BOUCLIER FISCAL
Par: Yvan Amar
La réforme des impôts présentée récemment par l’administration des Finances, en France, a soulevé des inquiétudes et suscité des commentaires. Mais, l’un des points les plus commentés concerne ce fameux bouclier fiscal qu’on nous propose. Drôle d’expression en vérité. Que recouvre-t-elle ? En deux mots, ce bouclier fiscal viserait à limiter à 60% des revenus du contribuable les impôts cumulés suivants : impôts sur le revenu, impôt sur la fortune (le fameux ISF), taxe d’habitation et taxe foncière.Comment expliquer cette image ? Elle est inattendue, certes, mais on peut mieux la comprendre en explorant les évocations qu’elle fait naître : un bouclier sert d’abord à se protéger. On veut donc répandre l’idée que cette disposition protègera le contribuable. Contre des effets pervers possibles du calcul de l’impôt qui pourrait lui faire payer trop par rapport à ce qu’il gagne. En d’autres termes, l’administration des impôts veut faire passer l’idée qu’elle protège ses administrés contre des débordements dont elle pourrait être la cause. Le recours à cette formulation montre le désir qu’a le gouvernement de frapper les esprits en employant une image totalement inattendue. D’ailleurs, cette image, elle semble étonnante parce qu’elle en supplante une autre : celle du plafond, du plafonnement.

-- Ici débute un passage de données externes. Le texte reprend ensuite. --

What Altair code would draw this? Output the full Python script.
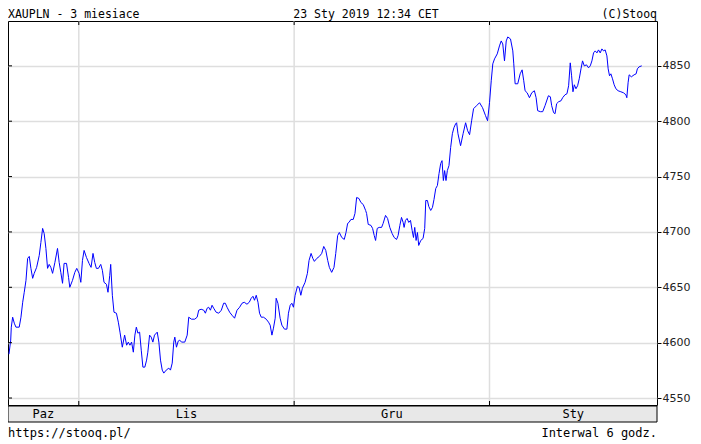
import altair as alt
import pandas as pd

# t = trading days since 23 Oct 2018 (6-hour interval data), price = XAU/PLN
oct_pts = [(0.10,4589.6),(0.28,4602.3),(0.34,4614.0),(0.48,4623.0),(0.65,4617.6),(0.82,4614.0),(1.16,4614.0),(1.34,4623.0),(1.52,4636.5),(1.68,4645.5),(1.86,4656.3),(2.03,4676.1),(2.20,4677.9),(2.37,4667.1),(2.55,4658.1),(2.71,4662.6),(2.96,4668.0),(3.23,4678.8),(3.40,4690.5),(3.58,4703.2),(3.74,4698.6),(3.92,4685.1),(4.09,4667.1),(4.26,4670.7),(4.43,4668.0),(4.61,4662.6),(4.85,4672.5),(5.12,4685.1),(5.29,4672.5),(5.46,4663.5),(5.64,4653.6),(5.80,4671.6),(6.05,4671.6),(6.26,4659.0),(6.39,4650.0),(6.67,4656.3),(6.91,4663.5),(7.11,4667.1)]

nov_pts = [(7.35,4662.6),(7.53,4654.5),(7.70,4674.3),(7.87,4683.3),(8.11,4677.0),(8.38,4671.6),(8.59,4668.0),(8.79,4680.6),(8.97,4672.5),(9.14,4667.1),(9.35,4667.1),(9.59,4670.7),(9.76,4665.3),(9.93,4654.5),(10.18,4652.7),(10.34,4645.5),(10.52,4660.8),(10.62,4670.7),(10.79,4642.8),(10.96,4627.5),(11.21,4626.6),(11.41,4618.5),(11.58,4609.5),(11.82,4595.9),(12.06,4606.8),(12.27,4597.7),(12.44,4600.5),(12.61,4597.7),(12.78,4600.5),(12.96,4591.4),(13.12,4606.8),(13.27,4614.0),(13.43,4608.6),(13.61,4609.5),(13.78,4593.2),(13.95,4577.9),(14.15,4577.9),(14.33,4584.2),(14.46,4591.4),(14.64,4606.8),(14.81,4605.0),(14.98,4600.5),(15.15,4606.8),(15.43,4609.5),(15.60,4600.5),(15.77,4584.2),(15.95,4575.2),(16.11,4572.5),(16.36,4575.2),(16.63,4577.0),(16.80,4575.2),(16.98,4581.5),(17.14,4600.5),(17.25,4605.0),(17.42,4595.9),(17.60,4601.4),(17.76,4602.3),(17.94,4600.5),(18.28,4600.5),(18.53,4606.8),(18.69,4623.0),(18.97,4621.2),(19.31,4621.2),(19.56,4623.0),(19.72,4629.3),(19.97,4630.2),(20.24,4629.3),(20.41,4626.6),(20.59,4631.1),(20.75,4632.0),(20.93,4629.3),(21.10,4633.8),(21.27,4631.1),(21.52,4627.5),(21.79,4626.6),(22.06,4629.3),(22.30,4635.6),(22.47,4635.6),(22.65,4632.0),(22.92,4627.5),(23.16,4624.8),(23.43,4622.1),(23.68,4629.3),(23.95,4632.0),(24.20,4635.6),(24.43,4636.5),(24.71,4634.7),(24.95,4636.5),(25.15,4640.1),(25.33,4641.9),(25.49,4638.3),(25.67,4642.8),(25.85,4636.5),(26.01,4626.6),(26.19,4623.0),(26.42,4623.0),(26.70,4621.2),(26.94,4618.5),(27.11,4615.8),(27.29,4606.8),(27.45,4613.1),(27.63,4622.1),(27.73,4640.1),(27.91,4635.6),(28.14,4622.1),(28.32,4615.8),(28.59,4612.2),(28.84,4612.2),(29.00,4626.6),(29.18,4633.8),(29.35,4635.6),(29.52,4632.0)]

dec_pts = [(29.69,4642.8),(29.93,4650.9),(30.10,4650.0),(30.28,4642.8),(30.44,4649.1),(30.72,4654.5),(30.96,4662.6),(31.13,4674.3),(31.34,4680.6),(31.52,4676.1),(31.68,4673.4),(31.93,4676.1),(32.20,4677.9),(32.44,4680.6),(32.65,4686.9),(32.86,4683.3),(33.06,4674.3),(33.23,4668.0),(33.47,4663.5),(33.71,4668.0),(33.89,4680.6),(34.09,4696.8),(34.26,4699.5),(34.51,4695.0),(34.77,4693.2),(34.95,4699.5),(35.12,4707.7),(35.26,4708.6),(35.46,4711.3),(35.70,4711.3),(35.88,4716.7),(36.05,4731.1),(36.29,4730.2),(36.49,4726.6),(36.73,4724.8),(36.98,4719.4),(37.08,4716.7),(37.25,4706.8),(37.53,4705.9),(37.70,4703.2),(37.87,4696.8),(38.01,4692.3),(38.18,4703.2),(38.38,4704.1),(38.63,4704.1),(38.79,4707.7),(39.04,4714.9),(39.25,4712.2),(39.48,4704.1),(39.72,4698.6),(39.93,4695.0),(40.18,4693.2),(40.34,4696.8),(40.52,4705.9),(40.69,4713.1),(40.86,4708.6),(40.96,4704.1),(41.10,4710.4),(41.27,4712.2),(41.44,4708.6),(41.62,4710.4),(41.79,4701.4),(41.93,4695.0),(42.06,4704.1),(42.20,4692.3),(42.34,4699.5),(42.47,4687.8),(42.68,4692.3),(42.92,4694.1),(43.09,4703.2),(43.20,4728.4),(43.37,4728.4),(43.51,4723.0),(43.71,4719.4),(43.89,4722.1),(44.05,4729.3),(44.23,4739.2),(44.40,4741.9),(44.57,4752.7),(44.74,4761.7),(44.88,4764.4),(45.02,4746.4),(45.15,4755.4),(45.29,4746.4),(45.43,4755.4),(45.60,4759.9),(45.77,4776.1),(45.95,4788.7),(46.11,4794.1),(46.29,4797.7),(46.39,4798.6),(46.53,4788.7),(46.80,4777.9),(47.06,4788.7),(47.32,4798.6),(47.53,4791.4),(47.73,4787.8),(47.94,4800.4),(48.14,4811.3),(48.45,4814.0),(48.76,4816.7),(49.07,4812.2),(49.38,4805.0),(49.59,4800.4),(49.79,4816.7)]

jan_pts = [(49.97,4836.5),(50.13,4851.8),(50.31,4856.3),(50.59,4860.8),(50.82,4868.0),(51.00,4872.5),(51.16,4869.8),(51.34,4854.5),(51.52,4872.5),(51.68,4876.1),(51.96,4874.3),(52.20,4863.5),(52.30,4851.8),(52.44,4833.8),(52.71,4833.8),(52.96,4842.8),(53.16,4846.4),(53.33,4836.5),(53.47,4827.5),(53.68,4825.7),(53.92,4821.2),(54.16,4825.7),(54.43,4827.5),(54.61,4821.2),(54.77,4809.5),(55.05,4808.6),(55.29,4808.6),(55.53,4814.0),(55.88,4823.0),(56.08,4822.1),(56.22,4814.0),(56.42,4807.7),(56.57,4806.8),(56.73,4815.8),(56.94,4817.6),(57.19,4818.5),(57.35,4821.2),(57.60,4823.9),(57.80,4824.8),(57.97,4832.0),(58.14,4852.7),(58.28,4841.0),(58.42,4826.6),(58.56,4832.9),(58.73,4829.3),(58.90,4832.0),(59.07,4838.3),(59.25,4847.3),(59.41,4854.5),(59.59,4850.0),(59.82,4850.9),(60.03,4848.2),(60.21,4850.0),(60.38,4854.5),(60.55,4861.7),(60.72,4863.5),(60.90,4861.7),(61.06,4864.4),(61.24,4861.7),(61.41,4865.3),(61.58,4863.5),(61.75,4864.4),(61.93,4859.0),(62.06,4847.3),(62.20,4841.0),(62.34,4842.8),(62.51,4838.3),(62.68,4832.9),(62.86,4829.3),(63.09,4827.5),(63.37,4826.6),(63.64,4825.7),(63.89,4823.9),(63.99,4821.2),(64.12,4834.7),(64.23,4841.9),(64.46,4840.1),(64.74,4841.9),(64.95,4842.8),(65.08,4847.3),(65.26,4849.1),(65.53,4850.0)]

month_starts = [7.32, 29.59, 49.79]
month_names = ["Paz", "Lis", "Gru", "Sty"]
t_range = [0.0, 67.11]
price_range = [4543.7, 4890.5]
y_ticks = [4550, 4600, 4650, 4700, 4750, 4800, 4850]

title_left = "XAUPLN - 3 miesiace"
title_mid = "23 Sty 2019 12:34 CET"
title_right = "(C)Stooq"
foot_left = "https://stooq.pl/"
foot_right = "Interwal 6 godz."

W, H = 649, 384
GRID = "#dedede"
MONO = "DejaVu Sans Mono"

df = pd.DataFrame(oct_pts + nov_pts + dec_pts + jan_pts, columns=["t", "price"])
bounds = [t_range[0]] + month_starts + [t_range[1]]
months_df = pd.DataFrame({
    "name": month_names,
    "center": [(bounds[i] + bounds[i + 1]) / 2 for i in range(len(month_names))],
})
starts_df = pd.DataFrame({"t": month_starts})
yt_df = pd.DataFrame({"v": y_ticks})
one = pd.DataFrame({"a": [0]})

xs = alt.Scale(domain=t_range, nice=False, zero=False)
ys = alt.Scale(domain=price_range, nice=False, zero=False)

vgrid = alt.Chart(starts_df).mark_rule(color=GRID, strokeWidth=1.5).encode(
    x=alt.X("t:Q", scale=xs, axis=None)
)

line = alt.Chart(df).mark_line(color="#0000ff", strokeWidth=1, clip=True).encode(
    x=alt.X("t:Q", scale=xs, axis=None),
    y=alt.Y("price:Q", scale=ys, axis=alt.Axis(
        orient="right", values=y_ticks, grid=True, gridColor=GRID, gridWidth=1.5,
        tickColor="#000", tickSize=4, labelFont="DejaVu Sans", labelFontSize=11,
        labelColor="#222", domain=False, labelPadding=1, title=None, format="d")),
)

top_ticks = alt.Chart(starts_df).mark_rule(color="#000", strokeWidth=1).encode(
    x=alt.X("t:Q", scale=xs), y=alt.value(0), y2=alt.value(4)
)
bot_ticks = alt.Chart(starts_df).mark_rule(color="#000", strokeWidth=1).encode(
    x=alt.X("t:Q", scale=xs), y=alt.value(H - 4), y2=alt.value(H)
)
left_ticks = alt.Chart(yt_df).mark_rule(color="#000", strokeWidth=1).encode(
    y=alt.Y("v:Q", scale=ys), x=alt.value(0), x2=alt.value(4)
)

band = alt.Chart(one).mark_rect(fill="#e8e8e8", stroke="#000", strokeWidth=1).encode(
    x=alt.value(0), x2=alt.value(W), y=alt.value(H + 1), y2=alt.value(H + 17)
)
month_text = alt.Chart(months_df).mark_text(
    font=MONO, fontSize=12, color="#000", baseline="middle", align="center"
).encode(x=alt.X("center:Q", scale=xs), y=alt.value(H + 9), text="name:N")

def label(txt, xpos, ypos, align, size=11.5):
    return alt.Chart(one).mark_text(
        text=txt, font=MONO, fontSize=size, color="#000", align=align, baseline="alphabetic"
    ).encode(x=alt.value(xpos), y=alt.value(ypos))

texts = (label(title_left, 0, -3, "left") + label(title_mid, 358, -3, "center")
         + label(title_right, W, -3, "right") + label(foot_left, 0, 416, "left", 12)
         + label(foot_right, W, 416, "right", 12))

chart = alt.layer(vgrid, line, top_ticks, bot_ticks, left_ticks, band, month_text, texts).properties(
    width=W, height=H,
    padding={"left": 0, "top": 13, "right": 36, "bottom": 36},
    autosize=alt.AutoSizeParams(type="none"),
    background="#ffffff",
).configure_view(stroke="#000", strokeWidth=1)

chart.save("out.html", embed_options={"renderer": "svg", "actions": False})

C’est comme ça qu’on dit, en général : on plafonne les impôts. C’est-à-dire qu’on leur met une limite supérieure pour éviter qu’ils ne montent trop haut. Mais là, c’est comme si on assistait à un bouleversement de perspective : au lieu de placer un rempart en haut, empêcher l’impôt de monter inconsidérément, on plaçait le rempart de façon frontale. Ce n’est pas seulement qu’on empêche l’impôt d’aller trop haut, c’est qu’on l’empêche de venir frapper le contribuable au cœur… Enfin, certains contribuables, puisque cette mesure par sa nature même, ne pourra favoriser tout le monde.
Et, du même coup, on évoque tout un univers de chevalerie, de tournoi. On transporte la logique fiscale au Moyen-âge… Enfin, n’exagérons pas : on sait que cette image du bouclier a été récemment employée dans un domaine qui n’avait rien de médiéval : on se souvient de l’opération « bouclier du désert » lancée par les Etats-Unis en prélude à la première guerre du Golfe, en 1990.
Et on a beaucoup entendu également l’expression « bouclier humain », à propos de ceux qui sont exposés les premiers au feu de l’ennemi, et qui sont souvent utilisés en manière d’otages.
Mais quand même le bouclier, en général, ça fait un peu arme à l’ancienne.
Puisque le bouclier est cette pièce d’armement du chevalier qu’il place devant sa poitrine pour parer les attaques, soit de l’épée, soit des flèches. Pourquoi « bouclier » ? Au départ, le mot était plutôt un qualificatif : on parlait d’écu bouclier, c’est-à-dire garni d’une bosse centrale qui le renforçait. Et puis, on a progressivement perdu le premier terme, le mot écu s’est presque endormi, laissant la place au seul bouclier.